Problematizar – A Filosofia, em geral, caracteriza-se por sua atitude de questionamento do imediatamente dado, de desconfiança das aparências e de dúvida a respeito do óbvio. Pensar filosoficamente significa questionar, confrontar problemas. Ninguém pensa de graça, nós só pensamos autenticamente se tivermos que enfrentar obstáculos: em Filosofia, o impasse é condição para a passagem.

Refletir – Mas, em última análise, não basta pensar; é preciso exercer um pensar que envolva o sujeito, que volte-se sobre aquele que pensa. Nesse sentido, o pensar filosófico parte do sujeito, encontra-se com o objeto e volta-se novamente sobre o sujeito; esse percurso reflexivo, portanto, é próprio de uma tomada de consciência que vem a posteriori, de um saber crepuscular ou que acontece no depois. Nesse sentido, o pensar filosófico é especular, é implicação do sujeito no problema a ser pensado.

Conceituar - Já desde os antigos, pensar filosoficamente implica em ser poeta, no sentido grego da palavra, ou seja, implica em fabricar, produzir, criar palavras e conceitos; ser capaz de sintetizar a experiência, uma multiplicidade vivida, na direção de uma unificação conceitual. Essa capacidade sintética significa pensar de modo criativo, percebendo e produzindo cultura, inteligência e pensamento.

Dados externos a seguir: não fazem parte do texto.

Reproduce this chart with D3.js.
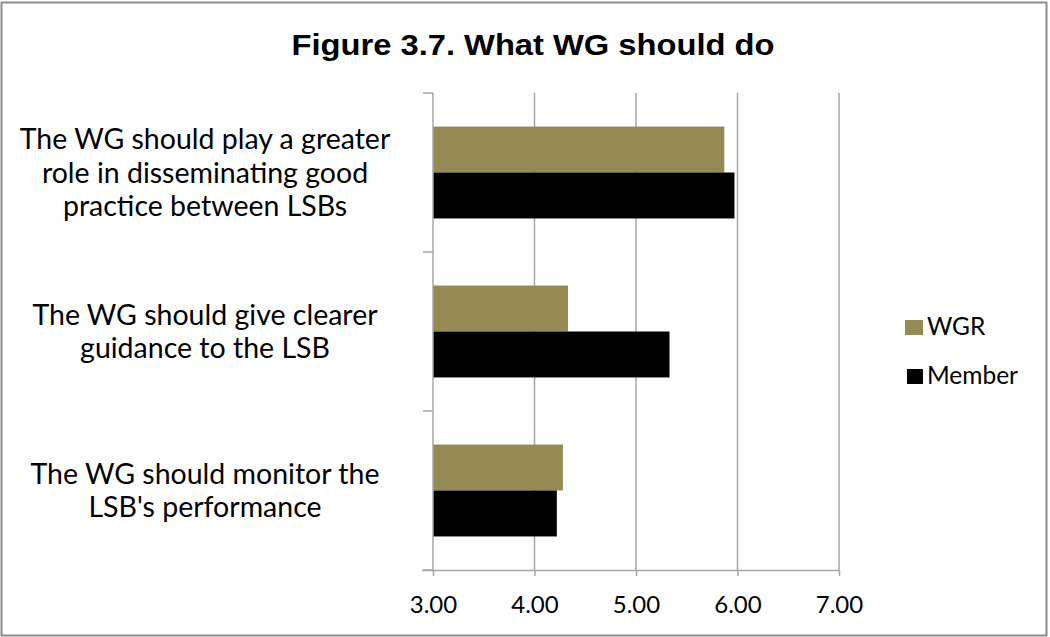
<!DOCTYPE html>
<html><head><meta charset="utf-8">
<script src="https://cdn.jsdelivr.net/npm/d3@7"></script>
<style>body{margin:0;background:#fff}svg{display:block}</style>
</head><body><svg id="c" width="1050" height="637"></svg>
<script>
const categories = [
  ["The WG should play a greater","role in disseminating good","practice between LSBs"],
  ["The WG should give clearer","guidance to the LSB"],
  ["The WG should monitor the","LSB's performance"]
];
const seriesNames = ["WGR","Member"];
const wgrValues = [5.87, 4.33, 4.28];
const memberValues = [5.97, 5.33, 4.22];
const xTicks = [3,4,5,6,7];
const colors = ["#948A54","#000000"];

const svg = d3.select("#c");
svg.append("rect").attr("x",1.5).attr("y",2.5).attr("width",1045).attr("height",633)
  .attr("fill","#fff").attr("stroke","#8c8c8c").attr("stroke-width",2);

svg.append("text").attr("x",533).attr("y",55).attr("text-anchor","middle")
  .attr("font-family","Liberation Sans, Arial, sans-serif").attr("font-weight","bold")
  .attr("font-size",30).attr("textLength",483).attr("lengthAdjust","spacingAndGlyphs")
  .text("Figure 3.7. What WG should do");

const x = d3.scaleLinear().domain([3,7]).range([433,839]);
const y = d3.scaleBand().domain(d3.range(categories.length)).range([93,570]);
const inner = d3.scaleBand().domain(d3.range(2)).range([0,y.bandwidth()]).paddingOuter(0.73).paddingInner(0);

// gridlines
svg.append("g").selectAll("line").data(xTicks.slice(1)).join("line")
  .attr("x1",d=>x(d)).attr("x2",d=>x(d)).attr("y1",93).attr("y2",570)
  .attr("stroke","#a6a6a6").attr("stroke-width",1.5);

// bars
const data = categories.map((c,i)=>({i, vals:[wgrValues[i], memberValues[i]]}));
const gb = svg.append("g");
data.forEach(d=>{
  d.vals.forEach((v,k)=>{
    gb.append("rect").attr("x",x(3)).attr("y",y(d.i)+inner(k))
      .attr("width",x(v)-x(3)).attr("height",inner.bandwidth()).attr("fill",colors[k]);
  });
});

// bottom axis
const xAxis = d3.axisBottom(x).tickValues(xTicks).tickFormat(d3.format(".2f")).tickSizeInner(6).tickSizeOuter(0);
const gx = svg.append("g").attr("transform","translate(0,570)").call(xAxis);
gx.select(".domain").attr("stroke","#a6a6a6").attr("stroke-width",1.5).attr("d","M422,0.5H839");
gx.selectAll(".tick line").attr("stroke","#a6a6a6").attr("stroke-width",1.5);
gx.selectAll(".tick text").attr("font-family","Lato, Calibri, sans-serif").attr("font-size",24)
  .attr("fill","#000").attr("y",0).attr("dy",43);

// left axis
const la = svg.append("g");
la.append("line").attr("x1",x(3)).attr("x2",x(3)).attr("y1",93).attr("y2",570).attr("stroke","#a6a6a6").attr("stroke-width",1.5);
const bounds = y.domain().map(i=>y(i)).concat([570]);
la.selectAll("line.t").data(bounds).join("line").attr("class","t")
  .attr("x1",x(3)-10).attr("x2",x(3)).attr("y1",d=>d).attr("y2",d=>d)
  .attr("stroke","#a6a6a6").attr("stroke-width",1.5);

// category labels
const lh = 33.5;
categories.forEach((lines,i)=>{
  const cy = y(i)+y.bandwidth()/2;
  const t = svg.append("text").attr("text-anchor","middle")
    .attr("font-family","Lato, Calibri, sans-serif").attr("font-size",28.5).attr("fill","#000");
  lines.forEach((s,j)=>{
    t.append("tspan").attr("x",205).attr("y",cy + (j-(lines.length-1)/2)*lh + 10).text(s);
  });
});

// legend
const lg = svg.append("g");
const sw = [[905,18],[907,16]];
seriesNames.forEach((n,k)=>{
  const base = 335 + k*49;
  lg.append("rect").attr("x",sw[k][0]).attr("y",base-15).attr("width",sw[k][1]).attr("height",15).attr("fill",colors[k]);
  lg.append("text").attr("x",927).attr("y",base).attr("font-family","Lato, Calibri, sans-serif")
    .attr("font-size",24.5).text(n);
});
</script></body></html>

Argumentar – A capacidade de argumentar é uma habilidade igualmente essencial: o filósofo tem que ser capaz de defender uma posição, atacar ou criticar outras, ou seja, é preciso que ele saiba sustentar com razões a posição que adota; trata-se de justificar coerentemente o conhecimento que se pretende ter; filosofar implica, sempre, em dar razões de si mesmo e de suas tomadas de posição, para si e para o outro, é isso o que lhe confere sua dignidade.